本研究搭建了基于前反馈神经网络方法的智能监测和诊断模型，以实现SIMONS系统稳态运行时多物理量间非线性关系的预测和控制。采用堆芯在不同功率水平下稳态运行时的反应性水平、堆芯出口温度、流量等参数对智能模块开展训练，建立了智能监测和诊断模块。采用不同功率水平下堆内速度、温度和压力分布数据对智能监测模块开展训练。基于循环神经网络和长短时记忆网络方法建立了智能调节和决策模块。采用堆芯变功率过程中反应性水平、堆芯出口温度、流量等瞬态变量对智能模块开展训练，建立了智能调节模块。智能调节模块可对堆芯功率水平、堆芯出口温度、堆内反应性水平实现准确预测和控制。采用反应堆紧急停堆过程中反应性水平、堆芯出口温度、包壳温度等参数对智能决策模块开展训练，建立了紧急停堆智能决策模块。紧急停堆智能决策模块可对紧急停堆过程中堆内反应性水平、基体温度、包壳温度等关键参数的预测和控制，实现对SIMONS系统的超温和超功率时的及时保护。 基于自动机器学习方法建立智能控制系统，以实现SIMONS动力系统内堆芯、透平、回热器以及压气机等主要设备的相关参数实现预测和控制。经训练后，该智能控制系统可对SIMONS动力系统在未期功率水平阶跃变化过程中的堆芯反应性水平、堆芯出口温度和透平出口温度等关键参数实现准确预测和控制。经训练，该智能控制系统可对不同始发事件引发紧急停堆时堆内反应性水平、透平出口温度等关键参数的预测和控制。
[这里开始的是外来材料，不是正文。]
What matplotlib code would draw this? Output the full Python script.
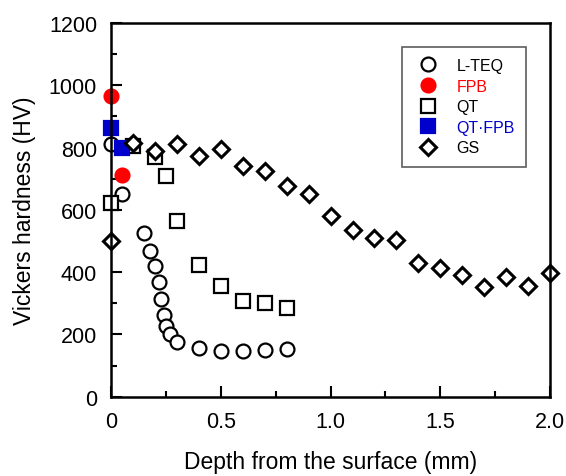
import numpy as np
import matplotlib.pyplot as plt
from matplotlib.ticker import MultipleLocator

plt.rcParams['font.family'] = ['Liberation Sans', 'DejaVu Sans']

# L-TEQ
lteq_x = [0, 0.05, 0.15, 0.18, 0.2, 0.22, 0.23, 0.24, 0.25, 0.27, 0.3, 0.4, 0.5, 0.6, 0.7, 0.8]
lteq_y = [810, 650, 525, 468, 420, 368, 315, 262, 228, 200, 175, 157, 148, 148, 150, 152]

# FPB
fpb_x = [0, 0.05]
fpb_y = [964, 713]

# QT
qt_x = [0, 0.1, 0.2, 0.25, 0.3, 0.4, 0.5, 0.6, 0.7, 0.8]
qt_y = [623, 806, 771, 710, 565, 422, 356, 309, 302, 284]

# QT-FPB
qtfpb_x = [0, 0.05]
qtfpb_y = [864, 797]

# GS
gs_x = [0, 0.1, 0.2, 0.3, 0.4, 0.5, 0.6, 0.7, 0.8, 0.9, 1.0, 1.1, 1.2, 1.3,
        1.4, 1.5, 1.6, 1.7, 1.8, 1.9, 2.0]
gs_y = [500, 816, 790, 810, 774, 794, 742, 726, 677, 652, 581, 536, 510, 504,
        430, 414, 392, 352, 385, 357, 398]

fig = plt.figure(figsize=(5.66, 4.77), dpi=100)
ax = fig.add_axes([0.196, 0.166, 0.776, 0.784])

ms = 10
mew = 1.6
ax.plot(lteq_x, lteq_y, 'o', ms=ms, mfc='white', mec='black', mew=mew, clip_on=False, label='L-TEQ')
ax.plot(fpb_x, fpb_y, 'o', ms=ms, mfc='red', mec='red', mew=mew, clip_on=False, label='FPB')
ax.plot(qt_x, qt_y, 's', ms=ms, mfc='white', mec='black', mew=mew, clip_on=False, label='QT')
ax.plot(qtfpb_x, qtfpb_y, 's', ms=ms, mfc='#0000cc', mec='#0000cc', mew=mew, clip_on=False, label='QT\u00b7FPB')
ax.plot(gs_x, gs_y, 'D', ms=8.5, mfc='white', mec='black', mew=2.2, clip_on=False, label='GS')

ax.set_xlim(0, 2.0)
ax.set_ylim(0, 1200)
ax.xaxis.set_major_locator(MultipleLocator(0.5))
ax.xaxis.set_minor_locator(MultipleLocator(0.25))
ax.yaxis.set_major_locator(MultipleLocator(200))
ax.yaxis.set_minor_locator(MultipleLocator(100))
ax.set_xticks([0, 0.5, 1.0, 1.5, 2.0])
ax.set_xticklabels(['0', '0.5', '1.0', '1.5', '2.0'])
ax.tick_params(which='both', direction='in', labelsize=15.5, width=1.5)
ax.tick_params(which='major', length=8, pad=10)
ax.tick_params(which='minor', length=4)
for s in ax.spines.values():
    s.set_linewidth(1.8)

ax.set_xlabel('Depth from the surface (mm)', fontsize=16.5, labelpad=13)
ax.set_ylabel('Vickers hardness (HV)', fontsize=16.5, labelpad=9)

leg = ax.legend(loc='upper right', bbox_to_anchor=(0.945, 0.936), borderaxespad=0,
                fontsize=11.5, frameon=True, fancybox=False, edgecolor='#333333',
                borderpad=0.7, handletextpad=0.9, labelspacing=0.35, handlelength=1.8,
                labelcolor=['black', 'red', 'black', '#0000cc', 'black'])
leg.get_frame().set_linewidth(1.2)

fig.savefig('out.png', dpi=100)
In order to predict and control the physical quantities of the SIMONS system, an intelligent monitoring and diagnosis model based on forward feedback neural network method is established. The intelligent module is trained by reactor core reactivity, reactor core outlet temperature, flow and other parameters during steady-state operation at different power levels. The intelligent monitoring and diagnosis module is trained with numerical results of velocity, temperature and pressure distributions in the rector. Based on the methods of the recurrent neural network (RNN) and the long and short-term memory network (LSTM), the intelligent control and decision module is established considering the characteristic of time-varying nonlinear process and the coupling of multi-scale physical quantities. The trained intelligent regulation module can accurately predict and control the core power level, core outlet temperature and reactor reactivity level. This intelligent decision module can predict and control the reactor reactivity level, reactor core temperature, cladding temperature and other key parameters in the case of emergency shutdown. Based on the automatic machine learning method, an intelligent control system is established to realize the prediction and control of relevant parameters of main equipment such as reactor core, turbine, recuperator and compressor in SIMONS power system. Numerical results of reactor core reactivity level, outlet temperature and turbine outlet temperature during different power adjustment are used to train the intelligent control system. After the training process, the intelligent control system can accurately predict and control the reactor core reactivity level, core outlet temperature and turbine outlet temperature of SIMONS power system during the unpredicted power level change. With different accident scenarios, the intelligent control system is trained by numerical results of reactor core reactivity level, core outlet temperature and turbine outlet temperature in SIMONS power system caused by different accidents.